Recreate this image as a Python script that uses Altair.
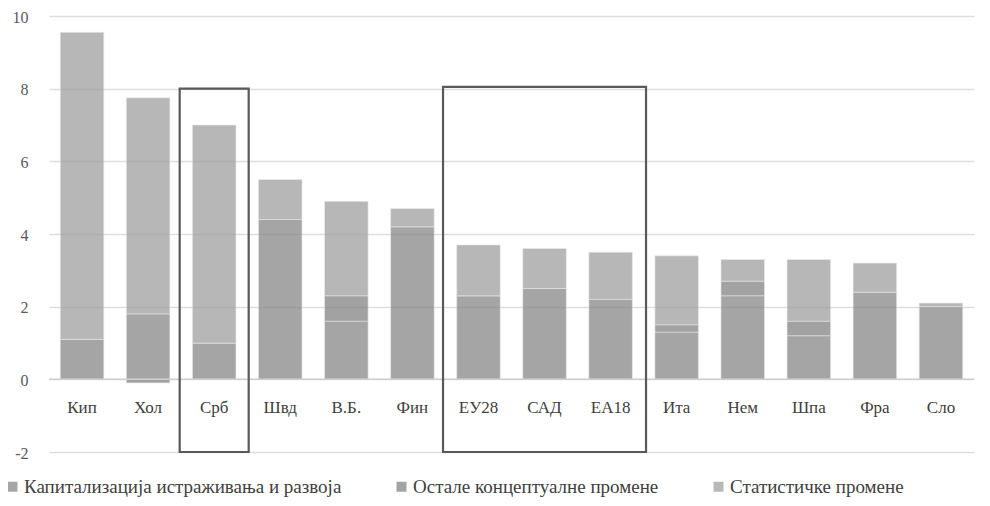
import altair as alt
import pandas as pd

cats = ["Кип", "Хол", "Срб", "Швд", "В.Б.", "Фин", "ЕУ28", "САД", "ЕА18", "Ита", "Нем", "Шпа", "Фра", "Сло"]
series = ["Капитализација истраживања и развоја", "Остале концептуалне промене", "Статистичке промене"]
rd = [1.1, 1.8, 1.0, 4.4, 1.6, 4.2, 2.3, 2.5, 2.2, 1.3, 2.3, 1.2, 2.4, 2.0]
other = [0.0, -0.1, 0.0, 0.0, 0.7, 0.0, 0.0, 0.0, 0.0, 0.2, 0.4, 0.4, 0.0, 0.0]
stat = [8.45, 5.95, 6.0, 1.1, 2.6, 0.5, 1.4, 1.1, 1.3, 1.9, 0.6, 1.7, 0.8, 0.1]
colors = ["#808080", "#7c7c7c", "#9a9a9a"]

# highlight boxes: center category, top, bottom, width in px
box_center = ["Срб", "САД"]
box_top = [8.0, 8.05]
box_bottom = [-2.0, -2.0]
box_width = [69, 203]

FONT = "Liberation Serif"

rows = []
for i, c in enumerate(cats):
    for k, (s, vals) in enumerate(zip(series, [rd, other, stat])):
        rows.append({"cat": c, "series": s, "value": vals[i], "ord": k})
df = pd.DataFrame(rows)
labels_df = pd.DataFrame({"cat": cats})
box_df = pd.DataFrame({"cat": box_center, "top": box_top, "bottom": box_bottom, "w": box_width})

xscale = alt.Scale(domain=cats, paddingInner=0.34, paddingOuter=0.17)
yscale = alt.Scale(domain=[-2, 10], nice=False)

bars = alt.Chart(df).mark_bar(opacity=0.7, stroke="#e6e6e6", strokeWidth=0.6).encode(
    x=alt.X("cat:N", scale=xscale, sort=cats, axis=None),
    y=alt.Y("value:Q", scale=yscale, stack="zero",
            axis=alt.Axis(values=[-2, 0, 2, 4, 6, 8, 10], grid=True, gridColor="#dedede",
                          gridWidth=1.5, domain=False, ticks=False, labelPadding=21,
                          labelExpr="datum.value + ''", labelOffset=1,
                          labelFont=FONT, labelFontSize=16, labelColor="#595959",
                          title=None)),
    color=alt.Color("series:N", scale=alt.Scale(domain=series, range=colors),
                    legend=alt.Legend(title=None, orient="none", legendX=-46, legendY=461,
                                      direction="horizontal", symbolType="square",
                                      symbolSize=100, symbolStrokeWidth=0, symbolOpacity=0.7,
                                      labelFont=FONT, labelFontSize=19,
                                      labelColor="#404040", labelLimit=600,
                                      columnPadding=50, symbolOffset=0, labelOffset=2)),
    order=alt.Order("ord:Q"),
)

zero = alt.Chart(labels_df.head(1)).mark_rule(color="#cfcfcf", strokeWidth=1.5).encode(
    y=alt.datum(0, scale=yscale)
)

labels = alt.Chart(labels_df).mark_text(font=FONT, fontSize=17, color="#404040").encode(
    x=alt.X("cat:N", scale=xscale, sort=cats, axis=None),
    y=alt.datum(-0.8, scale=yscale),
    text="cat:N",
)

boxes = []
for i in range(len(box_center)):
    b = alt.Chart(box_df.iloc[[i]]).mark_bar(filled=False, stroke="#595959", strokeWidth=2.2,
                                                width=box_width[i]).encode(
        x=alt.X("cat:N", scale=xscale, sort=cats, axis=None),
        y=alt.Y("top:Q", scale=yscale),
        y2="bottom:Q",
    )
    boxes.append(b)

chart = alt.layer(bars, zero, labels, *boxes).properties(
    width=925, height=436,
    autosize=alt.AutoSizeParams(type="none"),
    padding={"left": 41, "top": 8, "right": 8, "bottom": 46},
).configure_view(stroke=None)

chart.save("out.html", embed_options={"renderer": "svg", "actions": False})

==============================

Repeat the lines of the listing above verbatim, beginning at its first line and ending at the line containing "yscale = alt.Scale(domain=[-2, 10], nice=False)", which is included. Omit pictures.

Recreate this image as a Python script that uses Altair.
import altair as alt
import pandas as pd

cats = ["Кип", "Хол", "Срб", "Швд", "В.Б.", "Фин", "ЕУ28", "САД", "ЕА18", "Ита", "Нем", "Шпа", "Фра", "Сло"]
series = ["Капитализација истраживања и развоја", "Остале концептуалне промене", "Статистичке промене"]
rd = [1.1, 1.8, 1.0, 4.4, 1.6, 4.2, 2.3, 2.5, 2.2, 1.3, 2.3, 1.2, 2.4, 2.0]
other = [0.0, -0.1, 0.0, 0.0, 0.7, 0.0, 0.0, 0.0, 0.0, 0.2, 0.4, 0.4, 0.0, 0.0]
stat = [8.45, 5.95, 6.0, 1.1, 2.6, 0.5, 1.4, 1.1, 1.3, 1.9, 0.6, 1.7, 0.8, 0.1]
colors = ["#808080", "#7c7c7c", "#9a9a9a"]

# highlight boxes: center category, top, bottom, width in px
box_center = ["Срб", "САД"]
box_top = [8.0, 8.05]
box_bottom = [-2.0, -2.0]
box_width = [69, 203]

FONT = "Liberation Serif"

rows = []
for i, c in enumerate(cats):
    for k, (s, vals) in enumerate(zip(series, [rd, other, stat])):
        rows.append({"cat": c, "series": s, "value": vals[i], "ord": k})
df = pd.DataFrame(rows)
labels_df = pd.DataFrame({"cat": cats})
box_df = pd.DataFrame({"cat": box_center, "top": box_top, "bottom": box_bottom, "w": box_width})

xscale = alt.Scale(domain=cats, paddingInner=0.34, paddingOuter=0.17)
yscale = alt.Scale(domain=[-2, 10], nice=False)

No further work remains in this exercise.